When a new problem occurred, the jurists tried to find its solution according to the traditional method of ijtihad. If they did not clearly find the response in the scripture or prophetic tradition, consensus (ijma’) and a few techniques in each school such as, analogy (qiyas) and her ‘sisters’ (such as istihsan, istislah and so on), or reason (‘aql) assisted them in finding the ordinances of shari’a.

Since the end of the 19th century, it has seemed that the understanding of the fuqaha in the name of the ordinances of shari’a do not fit modern life in regards to some issues. These areas of inconsistency between Islam and modernity have gradually expanded. There were not just a few problems, or a small domain of shari’a ordinances. By the second decade of the 21st century the areas of inconsistency covered almost the whole of non-ritual ordinances of shari’a as well as a few parts of the rituals (manasik or ‘ibadat). These areas include not solely shari’a and practical ordinances, but also include the theoretical parts of Islam in the name of theology (kalam), the interpretation of the scripture (tafsir al-Qur’an), and the science of tradition (‘ilm al-hadith).

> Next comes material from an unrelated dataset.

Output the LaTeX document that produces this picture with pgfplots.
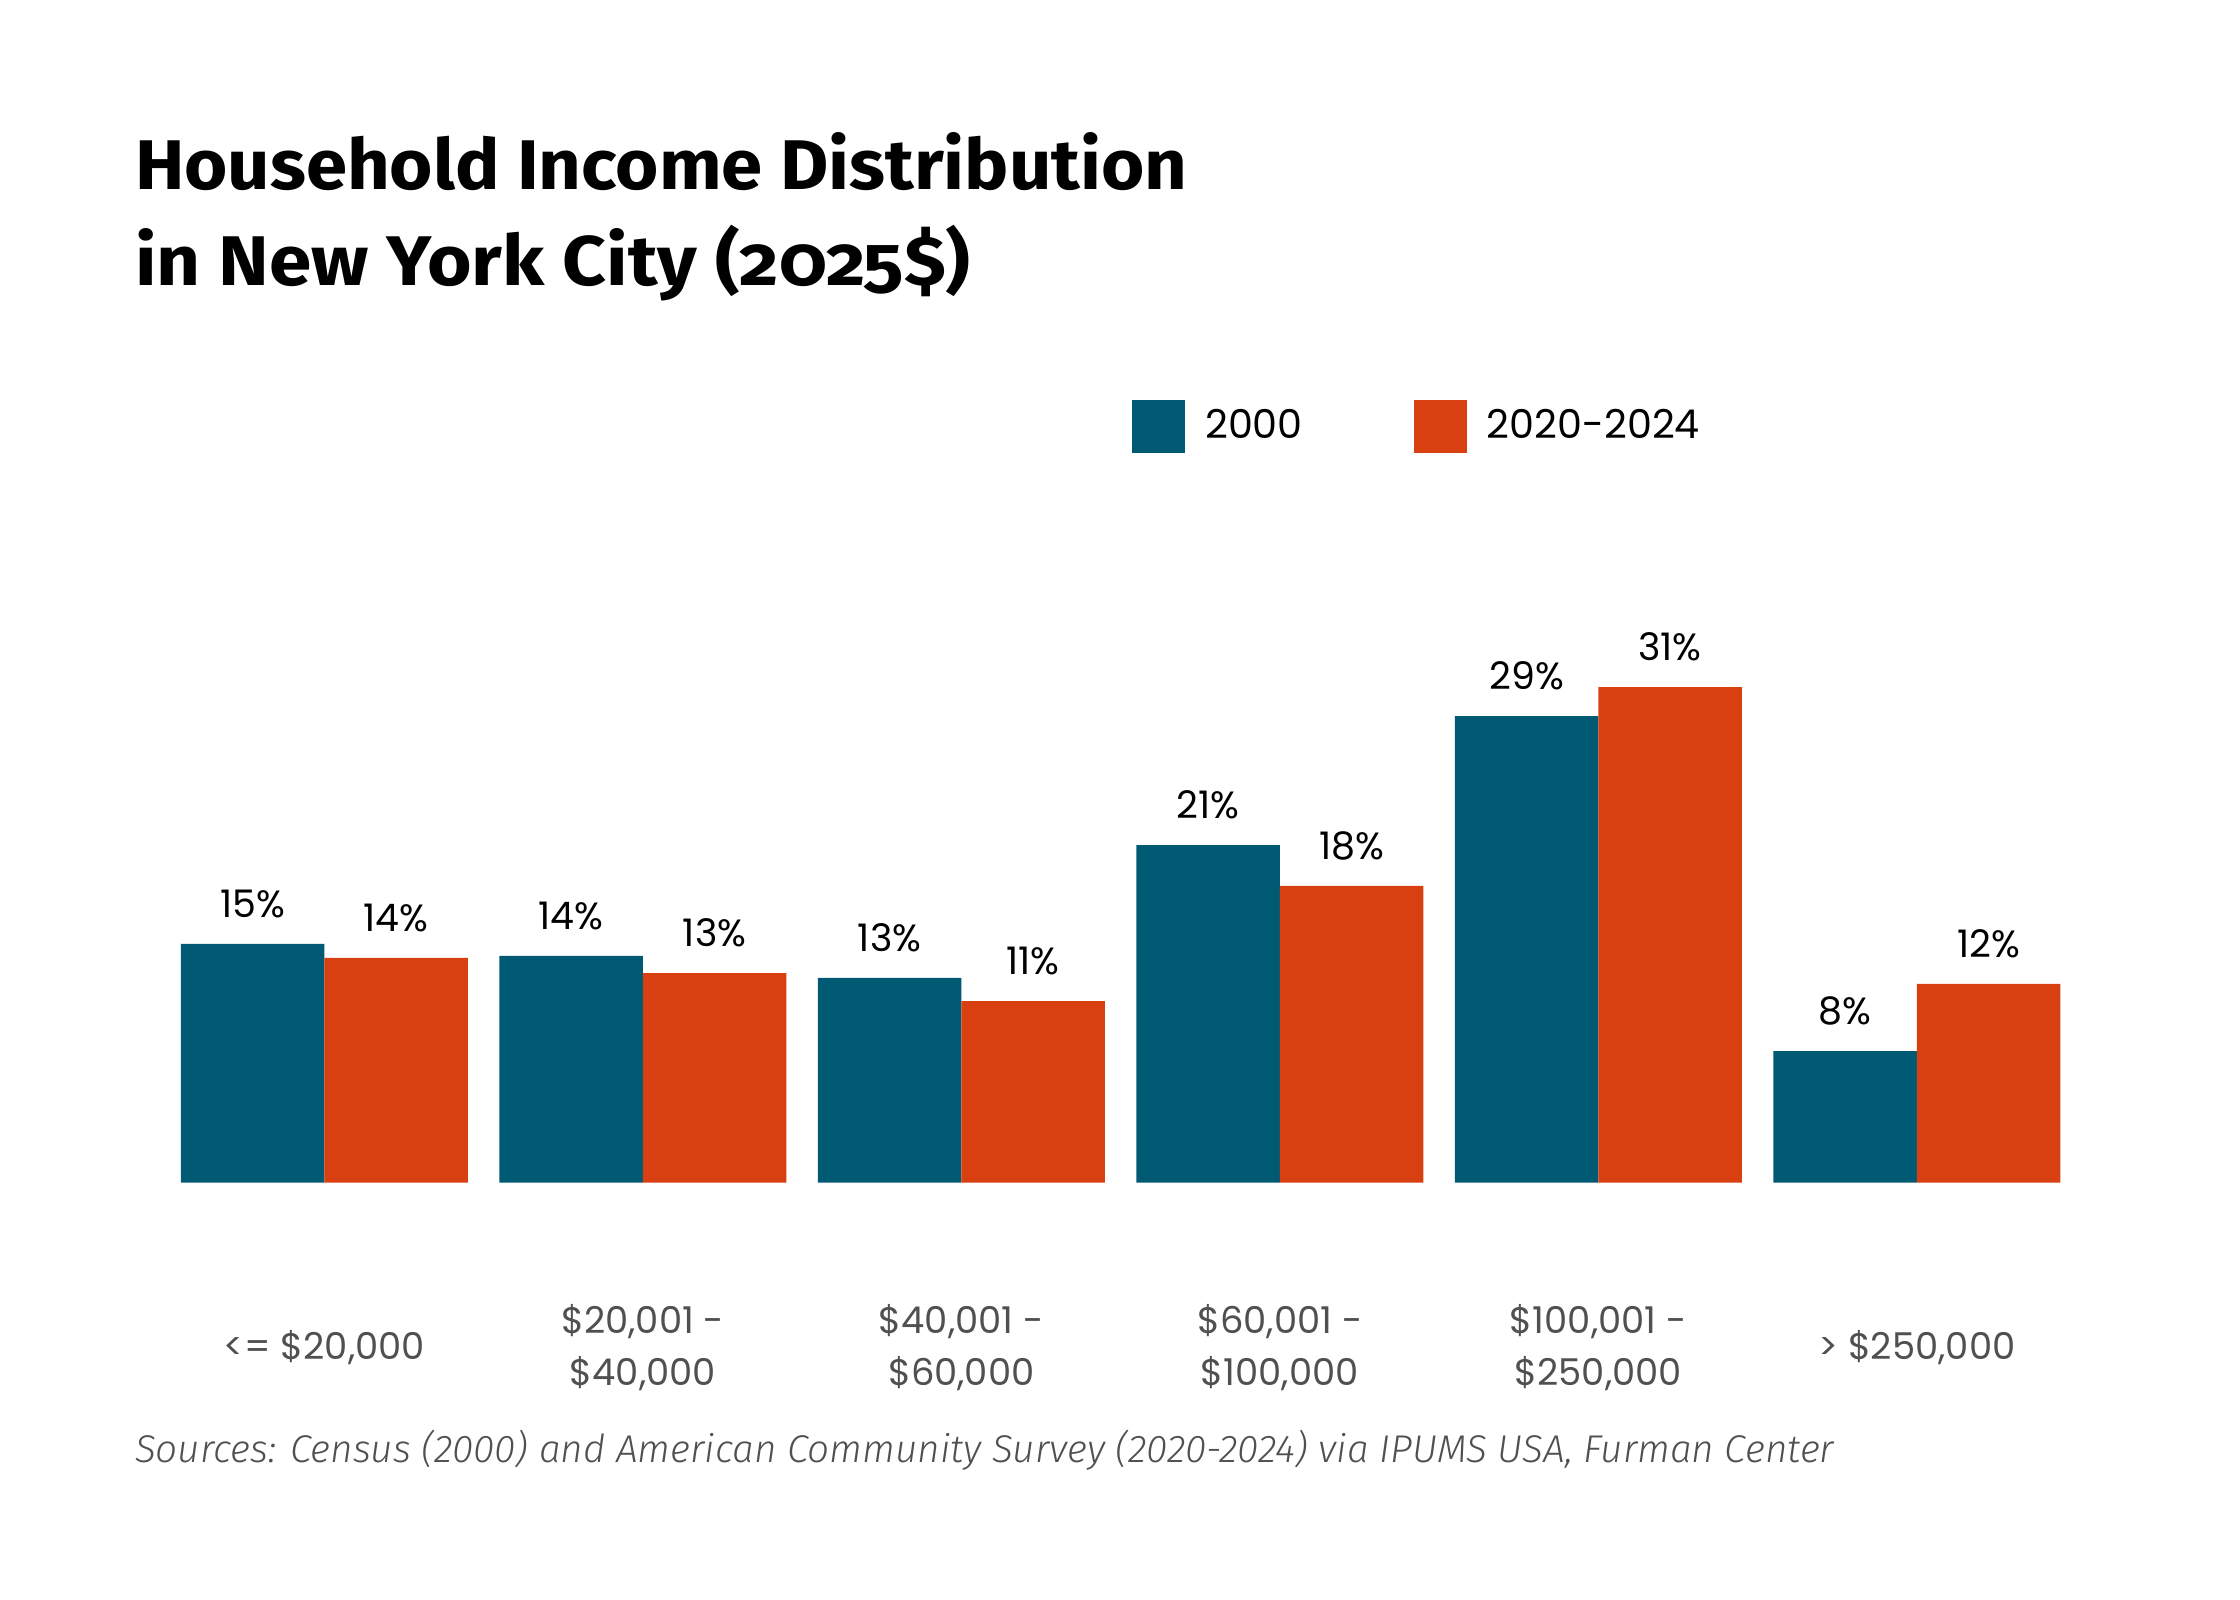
\documentclass[border=0pt]{standalone}
\usepackage{pgfplots}
\pgfplotsset{compat=1.18}
\usepackage{fontspec}
\setmainfont{Fira Sans}
\newfontfamily\titlefont{Fira Sans}[Numbers=OldStyle]
\newfontfamily\srcfont{Fira Sans Light Italic}
\newfontfamily\geofont{Poppins}
\definecolor{cblue}{HTML}{005A74}
\definecolor{corange}{HTML}{D84012}
\definecolor{tgray}{HTML}{505050}
\begin{document}
\begin{tikzpicture}
\fill[white] (0,0) rectangle (22.4cm,16cm);
\path[use as bounding box] (0,0) rectangle (22.4cm,16cm);
\node[anchor=base west, inner sep=0pt, font=\titlefont\bfseries\fontsize{20}{24}\selectfont] at (1.343cm,14.10cm) {\scalebox{1.056}[1]{Household Income Distribution}};
\node[anchor=base west, inner sep=0pt, font=\titlefont\bfseries\fontsize{20}{24}\selectfont] at (1.343cm,13.143cm) {\scalebox{1.087}[1]{in New York City (2025\$)}};
\node[anchor=base west, inner sep=0pt, text=tgray, font=\srcfont\fontsize{11}{13}\selectfont] at (1.343cm,1.371cm) {Sources: Census (2000) and American Community Survey (2020-2024) via IPUMS USA, Furman Center};
\begin{axis}[
 at={(1.6505cm,4.173cm)}, anchor=south west,
 scale only axis, width=19.11cm, height=5.6875cm,
 xmin=-0.5, xmax=5.5, ymin=0, ymax=35,
 ybar, bar width=0.4505,
 axis line style={draw=none}, tick style={draw=none}, ytick=\empty,
 xtick={0,...,5},
 xticklabels={{<= \$20,000},{\$20,001 -\\\$40,000},{\$40,001 -\\\$60,000},{\$60,001 -\\\$100,000},{\$100,001 -\\\$250,000},{> \$250,000}},
 xticklabel style={anchor=center, yshift=-1.498cm, align=center, font=\geofont\fontsize{10.5}{14.6}\selectfont, text=tgray},
 clip=false,
 point meta=explicit symbolic,
 nodes near coords,
 nodes near coords style={anchor=south, inner sep=0pt, yshift=0.25cm, font=\geofont\fontsize{10.8}{12}\selectfont, text=black},
 legend columns=2,
 legend style={at={(0.5057,1.3298)}, anchor=west, draw=none, fill=none, inner sep=0pt, font=\geofont\fontsize{11.3}{13}\selectfont,
   /tikz/every odd column/.append style={column sep=0.13cm},
   /tikz/every even column/.append style={column sep=1.04cm}},
 legend image code/.code={\fill[#1] (0cm,-0.265cm) rectangle (0.53cm,0.265cm);},
]
\addplot[fill=cblue, draw=none, bar shift=-0.22525] coordinates {
 (0,14.69) [15\%]
 (1,13.95) [14\%]
 (2,12.60) [13\%]
 (3,20.78) [21\%]
 (4,28.71) [29\%]
 (5,8.10) [8\%]
};
\addplot[fill=corange, draw=none, bar shift=0.22525] coordinates {
 (0,13.83) [14\%]
 (1,12.90) [13\%]
 (2,11.18) [11\%]
 (3,18.26) [18\%]
 (4,30.50) [31\%]
 (5,12.23) [12\%]
};
\legend{2000,2020-2024}
\end{axis}
\end{tikzpicture}
\end{document}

It is not just a few elites who found the shortcomings and weaknesses of the understanding of the conservative scholars. The majority of the modern educated Muslims have reached this conclusion. As much as Muslim communities confront the phenomena of modernity, the problems of the inconsistencies of Islam and modernity become larger, deeper and more widespread. To be honest these problems are not exclusive to Muslims: Jews, Christians, and other traditions have had almost the same problems and experiences with modernity.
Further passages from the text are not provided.